= What you have to do =
All lines featuring the string "this" are to be listed.

** Start of Data shown **

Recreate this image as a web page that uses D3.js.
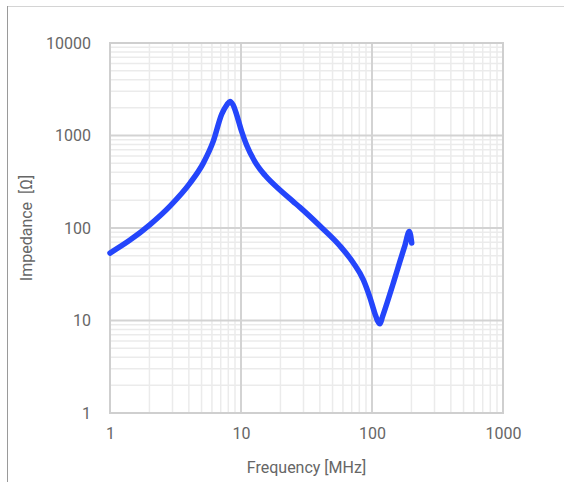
<!DOCTYPE html>
<html>
<head>
<meta charset="utf-8">
<script src="https://cdn.jsdelivr.net/npm/d3@7"></script>
<style>
  body { margin: 0; background: #fff; }
  svg { display: block; font-family: Roboto, "Liberation Sans", Arial, sans-serif; }
</style>
</head>
<body>
<div id="chart"></div>
<script>
// Impedance curve
const frequency = [1, 1.421, 2.02, 2.871, 4.08, 5.155, 6.145, 7.12, 7.8, 8.24, 8.69, 9.27, 10.12, 11.05, 12.79, 15.25, 19.27, 25.06, 28.2, 40.1, 57, 71.9, 85.9, 96.6, 105.4, 110, 115, 120.3, 146, 163.6, 178.5, 192.6, 196.7, 201];
const impedance = [53.6, 74, 109, 172.6, 305.6, 503, 869, 1699, 2148, 2333, 2148, 1675, 1105, 784, 519, 371, 267, 193, 167, 105, 63.9, 42.1, 27.5, 17.6, 11.8, 10.0, 9.2, 11.0, 25.8, 43.8, 65, 91.7, 84.4, 68.7];

const xTicks = [1, 10, 100, 1000];
const yTicks = [1, 10, 100, 1000, 10000];
const xLabel = "Frequency [MHz]";
const yLabel = "Impedance  [Ω]";

const width = 564, height = 482;
const margin = { left: 110, right: 61, top: 43, bottom: 69 };
const textColor = "#666666";

const svg = d3.select("#chart")
  .append("svg")
  .attr("width", width)
  .attr("height", height);

// container frame (top + left edges)
svg.append("line")
  .attr("x1", 7).attr("x2", width).attr("y1", 6.5).attr("y2", 6.5)
  .style("stroke", "#d4d4d4").style("stroke-width", 1);
svg.append("line")
  .attr("x1", 7.5).attr("x2", 7.5).attr("y1", 6).attr("y2", height)
  .style("stroke", "#9a9a9a").style("stroke-width", 1);

const x = d3.scaleLog()
  .domain([1, 1000])
  .range([margin.left, width - margin.right]);
const y = d3.scaleLog()
  .domain([1, 10000])
  .range([height - margin.bottom, margin.top]);

// minor values 2..9 in each decade
const minor = (lo, hi) => {
  const out = [];
  for (let d = lo; d < hi; d *= 10) {
    for (let k = 2; k <= 9; k++) out.push(d * k);
  }
  return out;
};

const grid = svg.append("g").attr("id", "grid");

grid.selectAll(".xminor")
  .data(minor(1, 1000))
  .enter()
  .append("line")
  .attr("class", "xminor")
  .attr("x1", d => x(d)).attr("x2", d => x(d))
  .attr("y1", y(1)).attr("y2", y(10000))
  .style("stroke", "#ebebeb").style("stroke-width", 1.5);

grid.selectAll(".yminor")
  .data(minor(1, 10000))
  .enter()
  .append("line")
  .attr("class", "yminor")
  .attr("y1", d => y(d)).attr("y2", d => y(d))
  .attr("x1", x(1)).attr("x2", x(1000))
  .style("stroke", "#ebebeb").style("stroke-width", 1.5);

grid.selectAll(".xmajor")
  .data(xTicks)
  .enter()
  .append("line")
  .attr("class", "xmajor")
  .attr("x1", d => x(d)).attr("x2", d => x(d))
  .attr("y1", y(1)).attr("y2", y(10000))
  .style("stroke", "#d3d3d3").style("stroke-width", 2);

grid.selectAll(".ymajor")
  .data(yTicks)
  .enter()
  .append("line")
  .attr("class", "ymajor")
  .attr("y1", d => y(d)).attr("y2", d => y(d))
  .attr("x1", x(1)).attr("x2", x(1000))
  .style("stroke", "#d3d3d3").style("stroke-width", 2);

// plot frame
svg.append("rect")
  .attr("x", x(1)).attr("y", y(10000))
  .attr("width", x(1000) - x(1)).attr("height", y(1) - y(10000))
  .style("fill", "none").style("stroke", "#cfcfcf").style("stroke-width", 2);

// axes (labels only)
const xAxis = svg.append("g")
  .attr("transform", `translate(0, ${y(1) + 12})`)
  .call(d3.axisBottom(x).tickValues(xTicks).tickFormat(d3.format("d")).tickSize(0));
const yAxis = svg.append("g")
  .attr("transform", `translate(${x(1) - 16}, 0)`)
  .call(d3.axisLeft(y).tickValues(yTicks).tickFormat(d3.format("d")).tickSize(0));

[xAxis, yAxis].forEach(a => {
  a.select(".domain").remove();
  a.selectAll("text")
    .style("font-size", "16px")
    .style("fill", textColor)
    .style("font-family", "Roboto, 'Liberation Sans', Arial, sans-serif");
});
xAxis.selectAll("text").attr("dy", "0.71em");

svg.append("text")
  .attr("x", (x(1) + x(1000)) / 2)
  .attr("y", 473)
  .attr("text-anchor", "middle")
  .style("font-size", "16px")
  .style("fill", textColor)
  .text(xLabel);

svg.append("text")
  .attr("transform", `translate(32, ${(y(1) + y(10000)) / 2}) rotate(-90)`)
  .attr("text-anchor", "middle")
  .style("font-size", "16px")
  .style("fill", textColor)
  .style("white-space", "pre")
  .text(yLabel);

// impedance curve
const pts = frequency.map((f, i) => [f, impedance[i]]);
const line = d3.line()
  .x(d => x(d[0]))
  .y(d => y(d[1]))
  .curve(d3.curveMonotoneX);

svg.append("path")
  .datum(pts)
  .attr("d", line)
  .style("fill", "none")
  .style("stroke", "#2445fb")
  .style("stroke-width", 5.5)
  .style("stroke-linecap", "round")
  .style("stroke-linejoin", "round");
</script>
</body>
</html>
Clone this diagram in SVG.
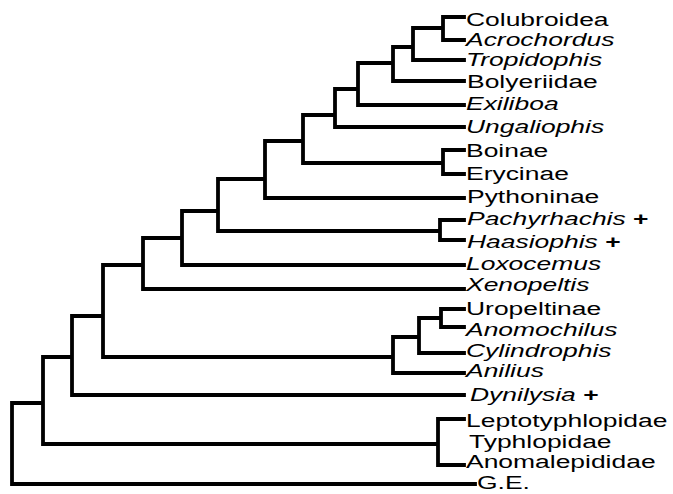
<svg xmlns="http://www.w3.org/2000/svg" width="673" height="494" viewBox="0 0 673 494">
<style>
.e{stroke:#000;stroke-width:3.8;fill:none;stroke-linecap:square;stroke-linejoin:miter}
.t{font-family:"Liberation Sans",Arial,sans-serif;font-size:18px;fill:#000}
.i{font-style:italic}
.p{font-style:normal;font-weight:bold}
</style>
<rect width="673" height="494" fill="#fff"/>
<g id="connectors" class="e">
<path d="M464,17H443V40H464M443,28H413V60H464M413,47H393V81H464M393,63H358V105H464M358,89H335V127H464M335,115H303V163H443M464,150H443V174H464M303,141H265V198H464M265,179H218V231H440M464,220H440V240H464M218,211H182V265H464M182,238H143V289H464M143,265H103V357H393M464,309H441V327H464M441,318H419V353H464M419,337H393V373H464M103,316H72V395H464M72,357H43V444H438M464,419H438V465H464M43,403H12V484H475"/>
</g>
<g id="n-colubroidea"><text class="t" transform="translate(466,26) scale(1.47 1)">Colubroidea</text></g>
<g id="n-acrochordus"><text class="t i" transform="translate(466,46) scale(1.47 1)">Acrochordus</text></g>
<g id="n-tropidophis"><text class="t i" transform="translate(466,66) scale(1.47 1)">Tropidophis</text></g>
<g id="n-bolyeriidae"><text class="t" transform="translate(467,88) scale(1.47 1)">Bolyeriidae</text></g>
<g id="n-exiliboa"><text class="t i" transform="translate(466,110) scale(1.47 1)">Exiliboa</text></g>
<g id="n-ungaliophis"><text class="t i" transform="translate(466,133) scale(1.47 1)">Ungaliophis</text></g>
<g id="n-boinae"><text class="t" transform="translate(466,157) scale(1.47 1)">Boinae</text></g>
<g id="n-erycinae"><text class="t" transform="translate(466,180) scale(1.47 1)">Erycinae</text></g>
<g id="n-pythoninae"><text class="t" transform="translate(467,203) scale(1.47 1)">Pythoninae</text></g>
<g id="n-pachyrhachis"><text class="t i" transform="translate(467,225) scale(1.47 1)">Pachyrhachis <tspan class="p">+</tspan></text></g>
<g id="n-haasiophis"><text class="t i" transform="translate(467,248) scale(1.47 1)">Haasiophis <tspan class="p">+</tspan></text></g>
<g id="n-loxocemus"><text class="t i" transform="translate(466,270) scale(1.47 1)">Loxocemus</text></g>
<g id="n-xenopeltis"><text class="t i" transform="translate(466,291) scale(1.47 1)">Xenopeltis</text></g>
<g id="n-uropeltinae"><text class="t" transform="translate(466,315) scale(1.47 1)">Uropeltinae</text></g>
<g id="n-anomochilus"><text class="t i" transform="translate(466,336) scale(1.47 1)">Anomochilus</text></g>
<g id="n-cylindrophis"><text class="t i" transform="translate(466,357) scale(1.47 1)">Cylindrophis</text></g>
<g id="n-anilius"><text class="t i" transform="translate(466,377) scale(1.47 1)">Anilius</text></g>
<g id="n-dynilysia"><text class="t i" transform="translate(470,401) scale(1.47 1)">Dynilysia <tspan class="p">+</tspan></text></g>
<g id="n-leptotyphlopidae"><text class="t" transform="translate(466,427) scale(1.47 1)">Leptotyphlopidae</text></g>
<g id="n-typhlopidae"><text class="t" transform="translate(469,448) scale(1.47 1)">Typhlopidae</text></g>
<g id="n-anomalepididae"><text class="t" transform="translate(466,468) scale(1.47 1)">Anomalepididae</text></g>
<g id="n-ge"><text class="t" transform="translate(477,489) scale(1.47 1)">G.E.</text></g>
</svg>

** End of Data shown **

= The result =
Recreate this image as a web page that uses D3.js.
Clone this diagram in SVG.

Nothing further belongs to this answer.